Publié le Jeudi 8 septembre 2016 à 11h09.

Exarcheai. L’Orange amère

Scénario de Nicolas Wouters et dessin de Dimitrios Mastoros Futuropolis, 2016, 24 euros. 

Considéré comme un haut-lieu des idées anarchistes, c’est dans le quartier d’Athènes d’Exarcheia qu’ont commencé les émeutes en Grèce de décembre 2008, après la mort d’un adolescent tué par balle par un agent de police dans le quartier.

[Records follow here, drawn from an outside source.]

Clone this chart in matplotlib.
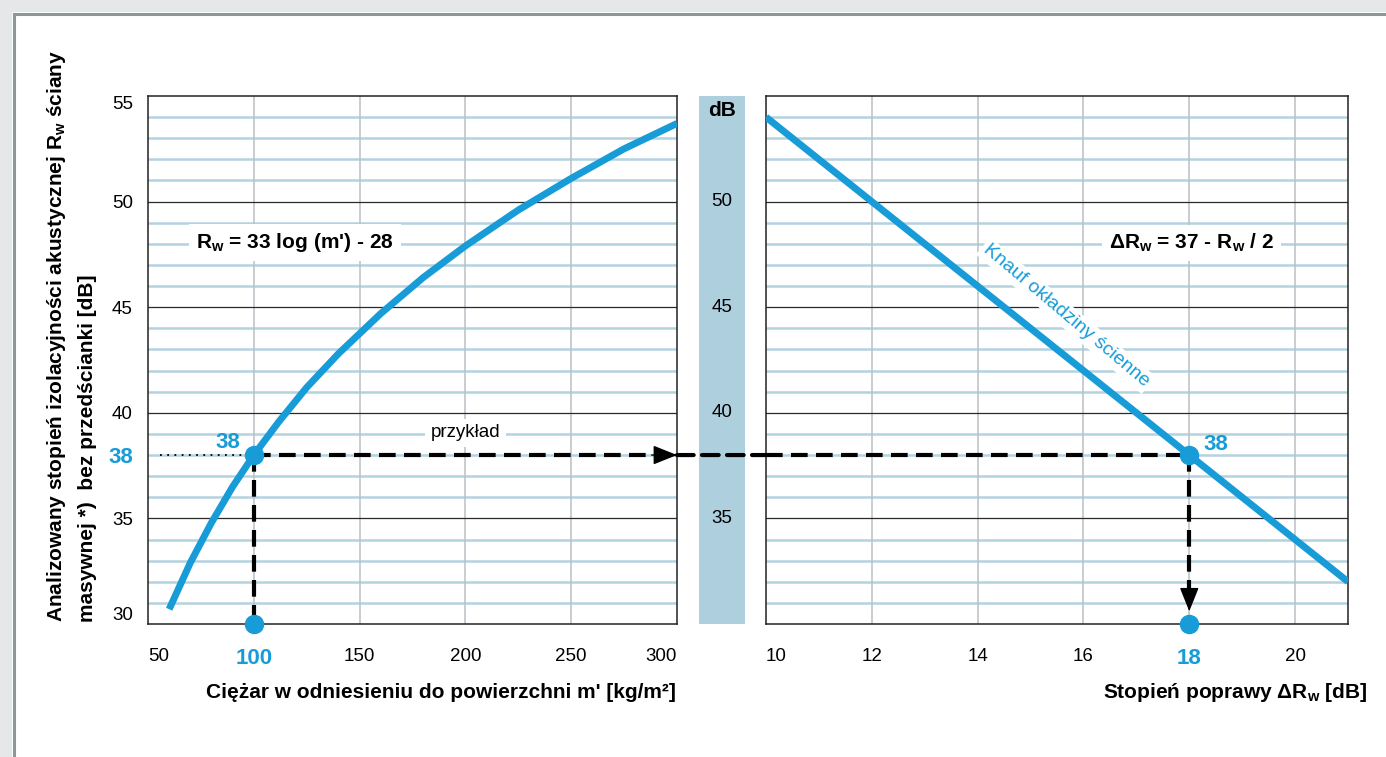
import matplotlib
matplotlib.use('Agg')
import matplotlib.pyplot as plt
import matplotlib.patches as mpatches
from matplotlib import font_manager as fm
from matplotlib.patches import ConnectionPatch
import numpy as np

names = {f.name for f in fm.fontManager.ttflist}
FONT = 'Liberation Sans Narrow' if 'Liberation Sans Narrow' in names else 'Liberation Sans'
plt.rcParams['font.family'] = [FONT, 'DejaVu Sans']
plt.rcParams['mathtext.fontset'] = 'custom'
plt.rcParams['mathtext.rm'] = FONT + ':bold'
plt.rcParams['mathtext.it'] = FONT + ':bold'
plt.rcParams['mathtext.bf'] = FONT + ':bold'
plt.rcParams['mathtext.default'] = 'rm'

# --- data ---
mass = [60, 70, 80, 90, 100, 112, 125, 140, 160, 180, 200, 225, 250, 275, 300]
rw_mass = [30.7, 32.9, 34.8, 36.5, 38.0, 39.6, 41.2, 42.8, 44.7, 46.4, 47.9, 49.6, 51.1, 52.5, 53.7]
delta_rw = [10, 21]
rw_knauf = [54, 32]
ex_mass, ex_rw, ex_delta = 100, 38, 18

x1_ticks = [50, 100, 150, 200, 250, 300]
x3_ticks = [10, 12, 14, 16, 18, 20]
y_ticks = [30, 35, 38, 40, 45, 50, 55]
db_labels = [35, 40, 45, 50]

BLUE = '#179cd8'
MINOR = '#b4d3e0'
VGRID = '#b9c0c6'
BAR = '#aecfde'
TICK_FS = 13.5
LABEL_FS = 15

W, H = 1386, 757
def fx(px): return px / W
def fy(py): return 1 - py / H

fig = plt.figure(figsize=(13.86, 7.57), dpi=100)
fig.patch.set_facecolor('white')

# page frame (top / left grey strip + border)
fig.add_artist(mpatches.Rectangle((0, fy(12)), 1, 12 / H, transform=fig.transFigure,
                                  facecolor='#e6e7e9', edgecolor='none'))
fig.add_artist(mpatches.Rectangle((0, 0), fx(12), 1, transform=fig.transFigure,
                                  facecolor='#e6e7e9', edgecolor='none'))
fig.add_artist(plt.Line2D([fx(13.5), 1], [fy(13.5), fy(13.5)], transform=fig.transFigure,
                          color='#8c969b', lw=2.2))
fig.add_artist(plt.Line2D([fx(13.5), fx(13.5)], [0, fy(13.5)], transform=fig.transFigure,
                          color='#8c969b', lw=2.2))

ax1 = fig.add_axes([fx(148), fy(624), fx(677) - fx(148), fy(96) - fy(624)])
axm = fig.add_axes([fx(699), fy(624), fx(745) - fx(699), fy(96) - fy(624)])
ax3 = fig.add_axes([fx(766), fy(624), fx(1348) - fx(766), fy(96) - fy(624)])


def grid(ax, xs):
    for v in range(31, 55):
        if v % 5:
            ax.axhline(v, color=MINOR, lw=1.8, zorder=1)
    for v in (35, 40, 45, 50):
        ax.axhline(v, color='#2a2a2a', lw=0.9, zorder=1.2)
    for v in xs:
        ax.axvline(v, color=VGRID, lw=1.1, zorder=1.1)
    for s in ax.spines.values():
        s.set_color('#222222')
        s.set_linewidth(1.1)
    ax.tick_params(length=0, labelsize=TICK_FS)


# ---- left: Rw vs mass ----
ax1.set_xlim(50, 300)
ax1.set_ylim(30, 55)
grid(ax1, x1_ticks[1:-1])
ax1.plot(mass, rw_mass, color=BLUE, lw=5, solid_capstyle='butt', zorder=3)
ax1.set_xticks(x1_ticks)
ax1.set_xticklabels([str(v) for v in x1_ticks])
ax1.set_yticks(y_ticks)
ax1.set_yticklabels([str(v) for v in y_ticks])
ax1.tick_params(axis='x', pad=17)
ax1.tick_params(axis='y', pad=11)
xl = ax1.get_xticklabels()
xl[0].set_ha('left')
xl[-1].set_ha('right')
xl[1].set_color(BLUE)
xl[1].set_fontweight('bold')
xl[1].set_fontsize(16)
yl = ax1.get_yticklabels()
yl[0].set_va('bottom')
yl[-1].set_va('top')
yl[2].set_color(BLUE)
yl[2].set_fontweight('bold')
yl[2].set_fontsize(16)

ax1.plot([55.7, ex_mass], [ex_rw, ex_rw], color='black', lw=1.3, ls=(0, (1, 3)), zorder=3)
ax1.plot([ex_mass, 300], [ex_rw, ex_rw], color='black', lw=3, ls=(0, (4, 2)), zorder=4)
ax1.plot([ex_mass, ex_mass], [ex_rw, 30], color='black', lw=3, ls=(0, (4, 2)), zorder=4,
         clip_on=False)
ax1.annotate('', xy=(300, ex_rw), xytext=(288, ex_rw),
             arrowprops=dict(arrowstyle='-|>,head_length=0.75,head_width=0.3', color='black',
                             lw=1, mutation_scale=20, shrinkA=0, shrinkB=0), zorder=5)
ax1.plot([ex_mass, ex_mass], [ex_rw, 30], 'o', color=BLUE, ms=13, zorder=6, clip_on=False)
ax1.text(87.8, 38.6, '38', color=BLUE, fontsize=16, fontweight='bold', ha='center',
         va='center', zorder=6)
ax1.text(119.5, 48.05, r"R$_{w}$ = 33 log (m') - 28", fontsize=LABEL_FS, fontweight='bold',
         ha='center', va='center', zorder=5,
         bbox=dict(facecolor='white', edgecolor='none', pad=5))
ax1.text(200, 39.05, 'przykład', fontsize=13.5, ha='center', va='center', zorder=5,
         bbox=dict(facecolor='white', edgecolor='none', pad=4))

# ---- middle dB bar ----
axm.set_xlim(0, 1)
axm.set_ylim(30, 55)
axm.set_facecolor(BAR)
for s in axm.spines.values():
    s.set_visible(False)
axm.set_xticks([])
axm.set_yticks([])
for v in db_labels:
    axm.text(0.5, v, str(v), ha='center', va='center', fontsize=TICK_FS)
axm.text(0.5, 54.3, 'dB', ha='center', va='center', fontsize=15, fontweight='bold')

# ---- right: improvement ----
ax3.set_xlim(10, 21)
ax3.set_ylim(30, 55)
grid(ax3, x3_ticks[1:])
ax3.plot(delta_rw, rw_knauf, color=BLUE, lw=5, solid_capstyle='butt', zorder=3)
ax3.set_xticks(x3_ticks)
ax3.set_xticklabels([str(v) for v in x3_ticks])
ax3.set_yticks([])
ax3.tick_params(axis='x', pad=17)
xl3 = ax3.get_xticklabels()
xl3[0].set_ha('left')
xl3[4].set_color(BLUE)
xl3[4].set_fontweight('bold')
xl3[4].set_fontsize(16)

ax3.plot([10, ex_delta], [ex_rw, ex_rw], color='black', lw=3, ls=(0, (4, 2)), zorder=4)
ax3.plot([ex_delta, ex_delta], [ex_rw, 31.3], color='black', lw=3, ls=(0, (4, 2)), zorder=4)
ax3.annotate('', xy=(ex_delta, 30.6), xytext=(ex_delta, 31.5),
             arrowprops=dict(arrowstyle='-|>,head_length=0.75,head_width=0.3', color='black',
                             lw=1, mutation_scale=20, shrinkA=0, shrinkB=0), zorder=5)
ax3.plot([ex_delta, ex_delta], [ex_rw, 30], 'o', color=BLUE, ms=13, zorder=6, clip_on=False)
ax3.text(18.5, 38.5, '38', color=BLUE, fontsize=16, fontweight='bold', ha='center',
         va='center', zorder=6)
ax3.text(18.04, 48.05, r"ΔR$_{w}$ = 37 - R$_{w}$ / 2", fontsize=LABEL_FS, fontweight='bold',
         ha='center', va='center', zorder=5,
         bbox=dict(facecolor='white', edgecolor='none', pad=5))

p0, p1 = ax3.transData.transform([(delta_rw[0], rw_knauf[0]), (delta_rw[1], rw_knauf[1])])
ang = np.degrees(np.arctan2(p1[1] - p0[1], p1[0] - p0[0]))
ax3.text(15.67, 44.6, 'Knauf okładziny ścienne', color=BLUE, fontsize=14, rotation=ang - 1.5,
         rotation_mode='anchor', ha='center', va='center', zorder=5,
         bbox=dict(facecolor='white', edgecolor='none', pad=2))

# dashed link across the dB bar
con = ConnectionPatch(xyA=(300, ex_rw), coordsA='data', axesA=ax1,
                      xyB=(10, ex_rw), coordsB='data', axesB=ax3,
                      color='black', lw=3, ls=(0, (4, 2)), zorder=5)
fig.add_artist(con)

# axis titles
fig.text(fx(676), fy(692), "Ciężar w odniesieniu do powierzchni m' [kg/m²]", ha='right',
         va='center', fontsize=LABEL_FS, fontweight='bold')
fig.text(fx(1368), fy(692), r"Stopień poprawy ΔR$_{w}$ [dB]", ha='right', va='center',
         fontsize=LABEL_FS, fontweight='bold')
fig.text(fx(57), fy(622), r"Analizowany stopień izolacyjności akustycznej R$_{w}$ ściany",
         rotation=90, ha='center', va='bottom', fontsize=LABEL_FS, fontweight='bold')
fig.text(fx(88), fy(622), "masywnej *)  bez przedścianki [dB]",
         rotation=90, ha='center', va='bottom', fontsize=LABEL_FS, fontweight='bold')

fig.savefig('out.png', dpi=100)
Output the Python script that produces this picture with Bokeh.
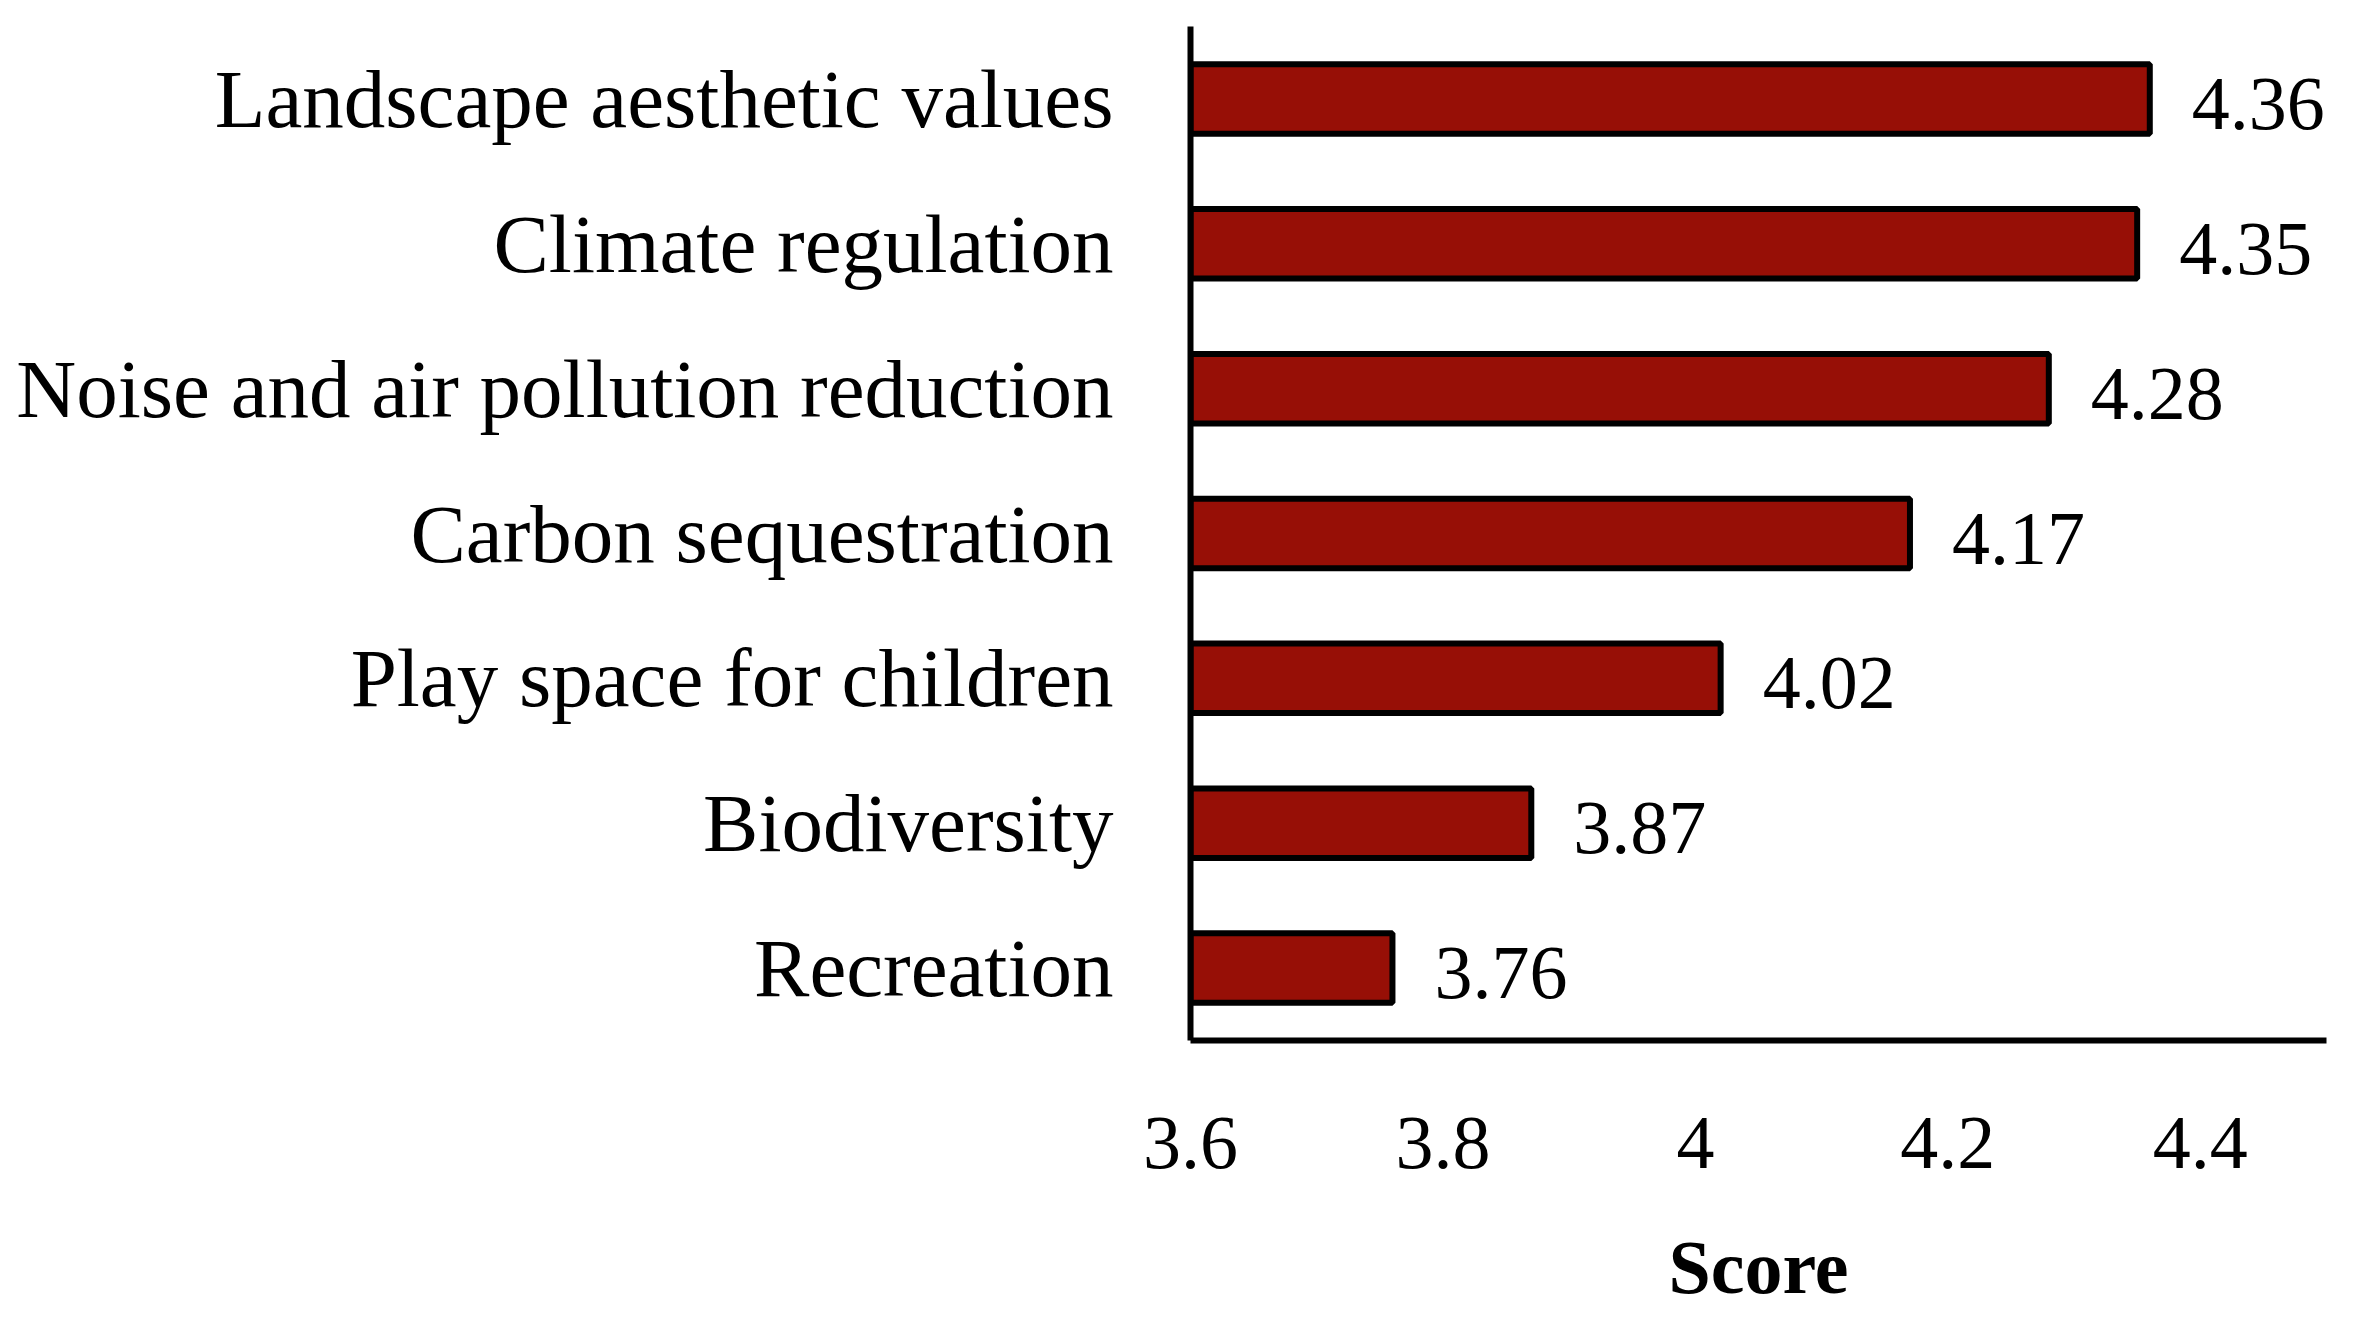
from bokeh.plotting import figure
from bokeh.models import FactorRange, Range1d, FixedTicker, NumeralTickFormatter, ColumnDataSource
from bokeh.embed import file_html
from bokeh.resources import INLINE
from bokeh.core.properties import value

categories = ["Landscape aesthetic values", "Climate regulation", "Noise and air pollution reduction",
              "Carbon sequestration", "Play space for children", "Biodiversity", "Recreation"]
scores = [4.36, 4.35, 4.28, 4.17, 4.02, 3.87, 3.76]
x_ticks = [3.6, 3.8, 4.0, 4.2, 4.4]
x_start, x_end = 3.6, 4.5

FONT = "Liberation Serif"
FS = "76px"
FS_CAT = "83px"

src = ColumnDataSource(dict(cat=categories, score=scores,
                            label=[f"{v:.2f}" for v in scores],
                            base=[x_start] * len(scores)))

p = figure(width=2358, height=1311, output_backend="svg", toolbar_location=None,
           y_range=FactorRange(factors=categories[::-1]),
           x_range=Range1d(x_start, x_end),
           min_border_left=1190, min_border_right=32, min_border_top=26, min_border_bottom=257)

p.hbar(y="cat", left="base", right="score", height=0.48, source=src,
       fill_color="#970F06", line_color="black", line_width=6)
p.text(x="score", y="cat", text="label", source=src, x_offset=42, y_offset=5,
       text_baseline="middle", text_align="left",
       text_font=value(FONT), text_font_size=FS, text_color="black")

p.xgrid.visible = False
p.ygrid.visible = False
p.outline_line_color = None
p.background_fill_color = "white"
p.border_fill_color = "white"

xa = p.xaxis[0]
xa.ticker = FixedTicker(ticks=x_ticks)
xa.formatter = NumeralTickFormatter(format="0.[0]")
xa.axis_line_width = 6
xa.axis_line_color = "black"
xa.major_tick_line_color = None
xa.minor_tick_line_color = None
xa.major_tick_out = 0
xa.major_tick_in = 0
xa.major_label_standoff = 77
xa.major_label_text_font = FONT
xa.major_label_text_font_size = FS
xa.major_label_text_color = "black"
xa.axis_label = "Score"
xa.axis_label_text_font = FONT
xa.axis_label_text_font_size = FS
xa.axis_label_text_font_style = "bold"
xa.axis_label_text_color = "black"
xa.axis_label_standoff = 54

ya = p.yaxis[0]
ya.axis_line_width = 6
ya.axis_line_color = "black"
ya.major_tick_line_color = None
ya.minor_tick_line_color = None
ya.major_tick_out = 0
ya.major_tick_in = 0
ya.major_label_standoff = 77
ya.major_label_text_font = FONT
ya.major_label_text_font_size = FS_CAT
ya.major_label_text_color = "black"

open("out.html", "w").write(file_html(p, INLINE))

C’est également là que bien plus tôt a débuté le soulèvement contre la dictature des colonels, en novembre 1973. C’est donc ce quartier touché de plein fouet par la crise, qui donne son nom à cette BD pour laquelle le dessinateur qui y a grandit exprime tout son talent.

Nous y suivons les pas de Nikos, étudiant de retour dans le quartier de son enfance pour y retrouver son oncle et sa tante qui tiennent un bistro. Ses rencontres et pérégrinations sont prétexte à une peinture sociale du quartier. D’abord, les effets terribles de la crise et de la cure d’austérité, avec des services publics tout aussi mal en point (la présentation des urgences de l’hôpital est édifiante) que certains de ses habitants (en particulier ceux rongés par la drogue). Puis la pression d’une situation politique assez dépressive, avec l’ombre des néo-nazis d’Aube dorée qui plane sur le quartier et la figure des boucliers menaçant des « forces de l’ordre » grecques qui font des descentes. Enfin, un peu d’espoir, avec la mobilisation des habitantEs du quartier qui ont pris possession d’un ancien parking transformé en parc. Et la résistance, toujours, à l’air du temps et à ses conséquences...

Si le récit, qui prend quelques chemins de traverse, peut quelquefois dérouter, le dessin, de toute beauté, porte véritablement l’histoire, une narration laissant la place à de nombreuses pages muettes ou quasi muettes. Première œuvre de son jeune dessinateur de 27 ans qui a dû y mettre de ses souvenirs de jeunesse, cette BD donne un coup de canif dans la grisaille quotidienne de la crise sociale et économique qui traverse le pays depuis plusieurs années. Comme le dit la conclusion, « ça se rafraîchit »... mais le pire n’est jamais sûr.